Imminent application of the Open Skies deal is leading to a burst of activity from airlines as they prepare to take advantage of the liberalised environment.
The Open Skies agreement will be most keenly felt at London Heathrow, where alliances will finally be able to achieve a long-wanted goal ” moving in under one roof.
SkyTeam, the alliance that includes Air France, Delta Air Lines, Continental, KLM and Northwest, will move into Terminal 4 from 30 March, flying 11 supplementary daily services between London and the US.
In a complex round of bartering between the alliance partners, new services have become possible at slot-constrained Heathrow by Air France in particular, which has dropped four daily rotations from London to Paris Charles de Gaulle. For its part, KLM has dispensed with three of its slots to allow partner, Northwest to operate from Heathrow.
Air France said back in October that its decision to drop four Paris services was due to fierce competition on the route from Eurostar and while this is undoubtedly true, once the Open Skies deal was brokered, it was perhaps inevitable that Air France would have to bow to certain pressure from its American colleagues.

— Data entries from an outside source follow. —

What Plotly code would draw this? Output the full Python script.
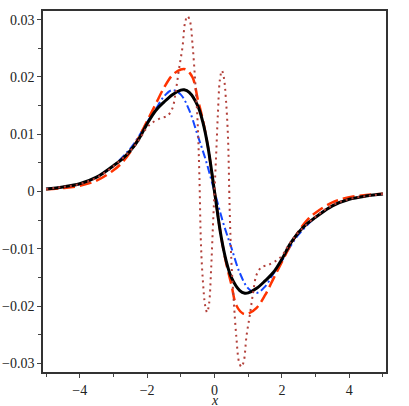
import plotly.graph_objects as go

# values
x_black = [-5, -4.5, -4, -3.5, -3, -2.75, -2.5, -2.25, -2, -1.75, -1.5, -1.25, -1, -0.9, -0.75, -0.5, -0.35, -0.2, 0,
           0.2, 0.35, 0.5, 0.75, 0.9, 1, 1.25, 1.5, 1.75, 2, 2.25, 2.5, 2.75, 3, 3.5, 4, 4.5, 5]
y_black = [0.00045, 0.0008, 0.00135, 0.0025, 0.0045, 0.0056, 0.0071, 0.0091, 0.0118, 0.0141, 0.0156, 0.0169, 0.0177,
           0.01775, 0.0173, 0.0150, 0.0122, 0.0080, 0,
           -0.0080, -0.0122, -0.0150, -0.0173, -0.01775, -0.0177, -0.0169, -0.0156, -0.0141, -0.0118, -0.0091,
           -0.0071, -0.0056, -0.0045, -0.0025, -0.00135, -0.0008, -0.00045]

x_red = [-5, -4.5, -4, -3.5, -3, -2.75, -2.5, -2.25, -2, -1.75, -1.5, -1.25, -1, -0.85, -0.65, -0.5, -0.35, -0.2, 0,
         0.2, 0.35, 0.5, 0.65, 0.85, 1, 1.25, 1.5, 1.75, 2, 2.25, 2.5, 2.75, 3, 3.5, 4, 4.5, 5]
y_red = [0.0004, 0.0006, 0.0010, 0.0019, 0.0037, 0.0050, 0.0069, 0.0094, 0.0123, 0.0152, 0.0181, 0.0203, 0.0213,
         0.0213, 0.0199, 0.0162, 0.0126, 0.0080, 0,
         -0.0080, -0.0126, -0.0162, -0.0199, -0.0213, -0.0213, -0.0203, -0.0181, -0.0152, -0.0123, -0.0094,
         -0.0069, -0.0050, -0.0037, -0.0019, -0.0010, -0.0006, -0.0004]

x_blue = [-5, -4.5, -4, -3.5, -3, -2.5, -2.25, -2, -1.75, -1.5, -1.25, -1, -0.75, -0.5, -0.25, 0,
          0.25, 0.5, 0.75, 1, 1.25, 1.5, 1.75, 2, 2.25, 2.5, 3, 3.5, 4, 4.5, 5]
y_blue = [0.00045, 0.0008, 0.0013, 0.0025, 0.0045, 0.0075, 0.0096, 0.0121, 0.0143, 0.0166, 0.0177, 0.0169, 0.0142,
          0.0098, 0.0053, 0,
          -0.0053, -0.0098, -0.0142, -0.0169, -0.0177, -0.0166, -0.0143, -0.0121, -0.0096, -0.0075, -0.0045,
          -0.0025, -0.0013, -0.0008, -0.00045]

x_dot = [-5, -4.5, -4, -3.5, -3, -2.5, -2.25, -2, -1.85, -1.6, -1.4, -1.25, -1.15, -1.05, -0.95, -0.87, -0.8, -0.73,
         -0.65, -0.57, -0.5, -0.45, -0.4, -0.34, -0.28, -0.22, -0.16, -0.1, -0.05, 0,
         0.05, 0.1, 0.16, 0.22, 0.28, 0.34, 0.4, 0.45, 0.5, 0.57, 0.65, 0.73, 0.8, 0.87, 0.95, 1.05, 1.15, 1.25,
         1.4, 1.6, 1.85, 2, 2.25, 2.5, 3, 3.5, 4, 4.5, 5]
y_dot = [0.00045, 0.0008, 0.0013, 0.0024, 0.0044, 0.0071, 0.0089, 0.0112, 0.0120, 0.0128, 0.0132, 0.0145, 0.0175,
         0.0215, 0.0252, 0.0296, 0.0306, 0.0298, 0.0255, 0.0190, 0.0120, 0.0030, -0.0095, -0.0160, -0.0198, -0.0211,
         -0.0195, -0.0135, -0.0065, 0,
         0.0065, 0.0135, 0.0195, 0.0211, 0.0198, 0.0160, 0.0095, -0.0030, -0.0120, -0.0190, -0.0255, -0.0298,
         -0.0306, -0.0296, -0.0252, -0.0215, -0.0175, -0.0145, -0.0132, -0.0128, -0.0120, -0.0112, -0.0089,
         -0.0071, -0.0044, -0.0024, -0.0013, -0.0008, -0.00045]

fig = go.Figure()
fig.add_trace(go.Scatter(x=x_blue, y=y_blue, mode='lines', line=dict(color='#1447FF', width=2, dash='8px,3px,2px,3px', shape='spline')))
fig.add_trace(go.Scatter(x=x_red, y=y_red, mode='lines', line=dict(color='#FF3300', width=2.5, dash='12px,5px', shape='spline')))
fig.add_trace(go.Scatter(x=x_black, y=y_black, mode='lines', line=dict(color='#000000', width=3, shape='spline')))
fig.add_trace(go.Scatter(x=x_dot, y=y_dot, mode='lines', line=dict(color='#B2403A', width=2, dash='2px,4px', shape='spline')))

axis_font = dict(family='Liberation Serif, Times New Roman, serif', size=14, color='#222')
fig.update_layout(
    width=409, height=406,
    margin=dict(l=43, r=23, t=11, b=34),
    paper_bgcolor='white', plot_bgcolor='white',
    showlegend=False,
    font=axis_font,
)
fig.update_xaxes(
    range=[-5.09, 5.09], tickvals=[-4, -2, 0, 2, 4], automargin=False,
    ticks='outside', ticklen=4, tickcolor='#444', tickfont=axis_font,
    minor=dict(ticks='outside', dtick=1, tick0=0, ticklen=3, tickcolor='#444'),
    showgrid=False, zeroline=False, showline=True, mirror=True, linecolor='#333', linewidth=1.5,
)
fig.update_yaxes(
    range=[-0.0315, 0.0315], dtick=0.01, tick0=0, automargin=False,
    ticks='outside', ticklen=4, tickcolor='#444', tickfont=axis_font,
    minor=dict(ticks='outside', dtick=0.005, tick0=0, ticklen=3, tickcolor='#444'),
    showgrid=False, zeroline=False, showline=True, mirror=True, linecolor='#333', linewidth=1.5,
)
fig.add_annotation(text='<i>x</i>', x=0, xref='x', y=0, yref='paper', yanchor='top', yshift=-19,
                   showarrow=False, font=axis_font)

# drop the default 8px page margin so the figure fills the window; no modebar
fig.write_html("out.html", config={'displayModeBar': False},
               post_script="document.body.style.margin='0px';")
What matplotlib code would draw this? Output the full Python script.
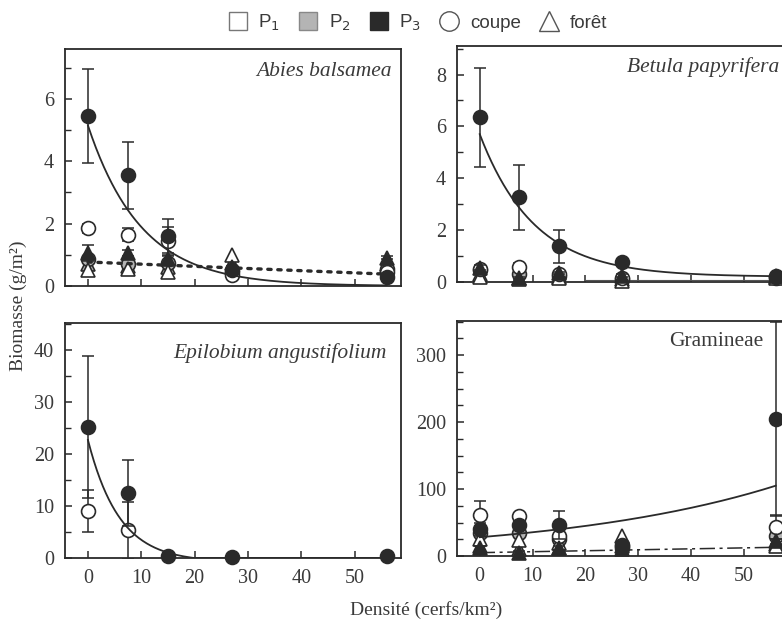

Specifically the new Heathrow flights are: a daily service to Los Angeles operated by Air France (Delta code share); two daily rotations to Houston with Continental; one daily operation to Atlanta with Delta (Air France code share); two daily flights to New York JFK by Delta (Air France code share); two to New York Newark with Continental and daily Northwest services to Detroit, Minneapolis and Seattle (KLM code share).
Delta last week conceded that ”there is a stampede from US carriers to Heathrow because we were denied before,” but insists that it, as well as the other US SkyTeam partners, would also continue to serve Gatwick.